Questo è il racconto di come Alfio Marchini (di seguito in un’intervista rilasciata al quotidiano IlGiornale) ha stretto il patto con Silvio Berlusconi. Sullo sfondo c’è Roma, l’odore della città eterna, il futuro del centrodestra, la sfida elettorale, Meloni, Salvini, il Pd, il volto della Raggi, il referendum sulle riforme istituzionali, Renzi e il «non patto» del Nazareno. È, naturalmente, la sua versione, la versione di Marchini.
Deve una cena a Salvini?
«Perché?»
Salvini accusa Berlusconi di «renzismo» e Berlusconi il giorno dopo punta tutto su Marchini.
«La reazione scomposta di Meloni e Salvini svela che Roma è solo la scusa per attaccare la leadership di Berlusconi. E conferma la lezione di Guido Carli: in politica ahimè esiste solo la riconoscenza del giorno prima».
Oppure sono Giachetti e Raggi a dover ringraziare Berlusconi, Salvini, Meloni e Marchini?
«Sono i romani che devono ringraziare Berlusconi, rinunciare a un fuoriclasse come Bertolaso in favore di un movimento civico e autonomo è segno di lungimiranza e coraggio».

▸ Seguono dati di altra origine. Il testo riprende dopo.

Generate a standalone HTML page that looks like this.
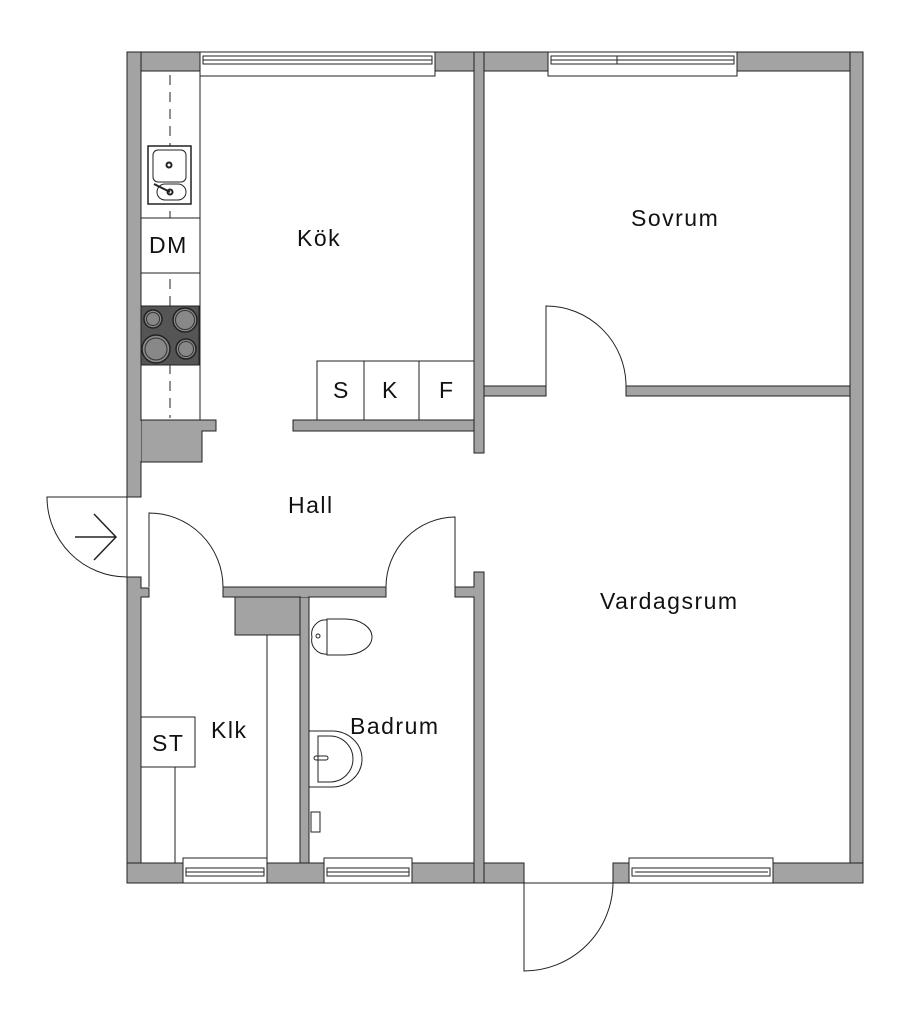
<!DOCTYPE html>
<html><head><meta charset="utf-8"><style>
html,body{margin:0;padding:0;background:#fff;}
svg{display:block;}
text{font-family:"Liberation Sans",sans-serif;font-size:23px;letter-spacing:1.5px;fill:#111;}
</style></head><body>
<svg width="911" height="1024" viewBox="0 0 911 1024" xmlns="http://www.w3.org/2000/svg">
<g fill="#a3a3a3" stroke="#222" stroke-width="1">
<rect x="127" y="52" width="73" height="19"/>
<rect x="435" y="52" width="113" height="19"/>
<rect x="737" y="52" width="126" height="19"/>
<rect x="127" y="52" width="14" height="445"/>
<polygon points="141,420 216,420 216,431 202,431 202,462 141,462"/>
<polygon points="127,577 141,577 141,588 149,588 149,597 141,597 141,883 127,883"/>
<rect x="850" y="52" width="13" height="831"/>
<rect x="127" y="863" width="56" height="20"/>
<rect x="267" y="863" width="57" height="20"/>
<rect x="412" y="863" width="112" height="20"/>
<rect x="613" y="863" width="16" height="20"/>
<rect x="773" y="863" width="90" height="20"/>
<rect x="474" y="52" width="10" height="401"/>
<rect x="484" y="386" width="62" height="10"/>
<rect x="626" y="386" width="224" height="10"/>
<rect x="293" y="420" width="181" height="11"/>
<rect x="223" y="587" width="163" height="10"/>
<rect x="235" y="597" width="65" height="38"/>
<rect x="300" y="597" width="9" height="266"/>
<polygon points="455,587 474,587 474,572 484,572 484,883 474,883 474,597 455,597"/>
</g>
<g fill="#a3a3a3">
<rect x="128" y="53" width="12" height="17"/>
<rect x="475" y="53" width="8" height="17"/>
<rect x="851" y="53" width="11" height="17"/>
<rect x="851" y="864" width="11" height="18"/>
<rect x="128" y="864" width="12" height="18"/>
<rect x="475" y="864" width="8" height="18"/>
<rect x="475" y="387" width="8" height="8"/>
<rect x="851" y="387" width="8" height="8"/>
<rect x="475" y="421" width="8" height="9"/>
<rect x="128" y="421" width="13" height="40"/>
<rect x="301" y="588" width="7" height="9"/>
<rect x="301" y="864" width="7" height="18"/>
</g>
<g fill="#fff" stroke="#222" stroke-width="1">
<rect x="200" y="52" width="235" height="24"/>
<rect x="203" y="56" width="229" height="8"/>
<line x1="203" y1="60" x2="432" y2="60"/>
<rect x="548" y="52" width="189" height="24"/>
<rect x="551" y="56" width="183" height="8"/>
<line x1="551" y1="60" x2="734" y2="60"/><line x1="617" y1="56" x2="617" y2="64"/>
<rect x="183" y="858" width="84" height="25"/>
<rect x="186" y="868" width="78" height="8"/><line x1="186" y1="872" x2="264" y2="872"/>
<rect x="324" y="858" width="88" height="25"/>
<rect x="327" y="868" width="82" height="8"/><line x1="327" y1="872" x2="409" y2="872"/>
<rect x="629" y="858" width="144" height="25"/>
<rect x="632" y="868" width="138" height="8"/><line x1="635" y1="872" x2="768" y2="872"/>
</g>
<g fill="none" stroke="#222" stroke-width="1">
<rect x="141" y="71" width="59" height="349"/>
<line x1="170" y1="75" x2="170" y2="418" stroke-dasharray="10,7"/>
<rect x="141" y="218" width="59" height="55" fill="#fff"/>
<rect x="148" y="146" width="43" height="58" fill="#fff" stroke-width="1.5"/>
<rect x="153" y="150" width="33" height="32" rx="5"/>
<rect x="157" y="184" width="29" height="16" rx="8"/>
<circle cx="169" cy="165" r="2.5" stroke-width="2"/>
<circle cx="170" cy="192" r="2.5" stroke-width="2"/>
<line x1="154" y1="184" x2="170" y2="192" stroke-width="2"/>
<rect x="141" y="306" width="58" height="59" fill="#555"/>
<g fill="#888" stroke="#222" stroke-width="1.5">
<circle cx="153" cy="319" r="9"/><circle cx="185" cy="320" r="12"/>
<circle cx="156" cy="349" r="14"/><circle cx="186" cy="349" r="10"/>
</g>
<g stroke="#333" stroke-width="1">
<circle cx="153" cy="319" r="6.5"/><circle cx="185" cy="320" r="9.5"/>
<circle cx="156" cy="349" r="11"/><circle cx="186" cy="349" r="7.5"/>
</g>
<rect x="317" y="361" width="157" height="59" fill="#fff"/>
<line x1="364" y1="361" x2="364" y2="420"/><line x1="419" y1="361" x2="419" y2="420"/>
<path d="M127 497 L47 497 A80 80 0 0 0 127 577 Z"/>
<path d="M149 587 L149 513 A74 74 0 0 1 223 587"/>
<path d="M455 587 L455 517 A70 70 0 0 0 386 587"/>
<path d="M546 386 L546 306 A80 80 0 0 1 626 386"/>
<path d="M524 883 L524 971 A89 89 0 0 0 613 883"/>
<line x1="524" y1="883" x2="613" y2="883"/>
<path d="M75 537 L116 537 M94 514 L116 537 L94 560" stroke-width="1.5"/>
<line x1="267" y1="635" x2="267" y2="863"/>
<rect x="141" y="717" width="54" height="50"/>
<line x1="175" y1="767" x2="175" y2="863"/>
<path d="M327 619 L345 619 A27 18 0 0 1 345 655 L327 655 Z"/>
<path d="M327 620 A14 14 0 0 0 312 637 A14 14 0 0 0 327 654 Z"/>
<circle cx="318" cy="636" r="2"/>
<path d="M309 731 L332 731 A30 28 0 0 1 332 787 L309 787"/>
<path d="M318 736 L330 736 A22 22 0 0 1 330 782 L318 782 Z"/>
<rect x="314" y="756" width="14" height="4" rx="2"/>
<rect x="311" y="812" width="9" height="20"/>
</g>
<text x="297" y="246">Kök</text>
<text x="631" y="226">Sovrum</text>
<text x="288" y="513">Hall</text>
<text x="211" y="738">Klk</text>
<text x="350" y="734">Badrum</text>
<text x="600" y="609">Vardagsrum</text>
<text x="149" y="253">DM</text>
<text x="333" y="398">S</text>
<text x="382" y="398">K</text>
<text x="439" y="398">F</text>
<text x="152" y="751">ST</text>
</svg>
</body></html>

Niente accordi segreti con Renzi e Verdini?
«Fantasiose dietrologie. Non mi interessano. Continuo a pensare solo a come migliorare la vita dei romani. Tutto il resto è noia e folklore».
A pensar male…
«Si sbaglia. Giorgia Meloni aveva posto il veto sul mio nome, salvo poi candidare Rita Dalla Chiesa che prima ha dichiarato di avermi votato e poi pochi giorni fa ha definito la decisione di Forza Italia un’ottima scelta. Ogni commento è superfluo».
E Salvini?
«A Salvini ricordo che i gazebo della Lega hanno scelto Marchini».
Cosa non sopporta di Renzi?
«Non giudico mai le persone. Dal punto di vista politico ha perso una grande occasione. Un premier trentenne che regala il voto dei giovani ai Cinque Stelle ha obiettivamente sbagliato qualcosa».
Cosa voterà al referendum di ottobre?
«Voterò no. La via maestra per cambiare la nostra Carta rimane per me l’assemblea costituente. I nostri padri fondatori furono estremisti del buon senso e quello è l’unico estremismo nel quale mi identifico».
È un appello ai moderati?
«Senza una forza moderata, visionaria e riformista la nostra patria fiaccata da sette anni di crisi rischia una guerra civile strisciante».
E chi sono i moderati?
«I riformisti alla Luigi Einaudi. Quelli che si ribellano a tutti i populismi, compreso quello di governo».
I nomi?
«Oggi in Italia abbiamo tre populismi, quello di governo, quello di piazza di Meloni e Salvini e quello della rete M5S. Tutti e tre alimentano il conflitto sociale e tra le istituzioni. È una sciagura e la storia ci insegna che solo i moderati hanno garantito agli italiani settant’anni di benessere, sicurezza e libertà».
Non crede al successo del modello lepenista?
«Su questo ha ragione Berlusconi: fino a quando l’alternativa a Renzi saranno le invettive populiste il premier dormirà sonni tranquilli».
Nell’antica Roma repubblicana la sfida per il potere era tra populares (popolari) e optimates (aristocrazia). Sta con Cesare o con Catone?
«Cesare. È stato un grande anche nella sua tragica morte».
Lo sa dove si trova il luogo delle Idi di marzo?
«Ci passo ogni mattina quando vado a lavorare: largo di Torre Argentina. Scavi meravigliosi e non valorizzati per la gioia dei gatti romani».
Sia sincero, perché una persona saggia dovrebbe fare il sindaco di Roma?
«Le rispondo con una citazione a me cara: chi vive senza follia non è così saggio come crede».
L’addizionale Irpef di Roma è la più alta d’Italia. La abbassiamo?
«Abbassare le tasse si può e si deve. Ecco un numero: a Milano la metro incassa 400 milioni l’anno. A Roma con il doppio dei passeggeri si incassa la metà. Basta alzare i tornelli come hanno fatto a New York e rimetteremo i soldi in tasca ai romani».
Cosa le ha detto Berlusconi quando vi siete incontrati?
«Che vuole vincere».
E perché proprio lei?
«Perché il nostro movimento civico ha costretto alla resa il Pd davanti a un notaio. Non hanno neanche avuto il coraggio di sfiduciare Marino in consiglio. Ci siamo meritati sul campo la guida di questa sfida».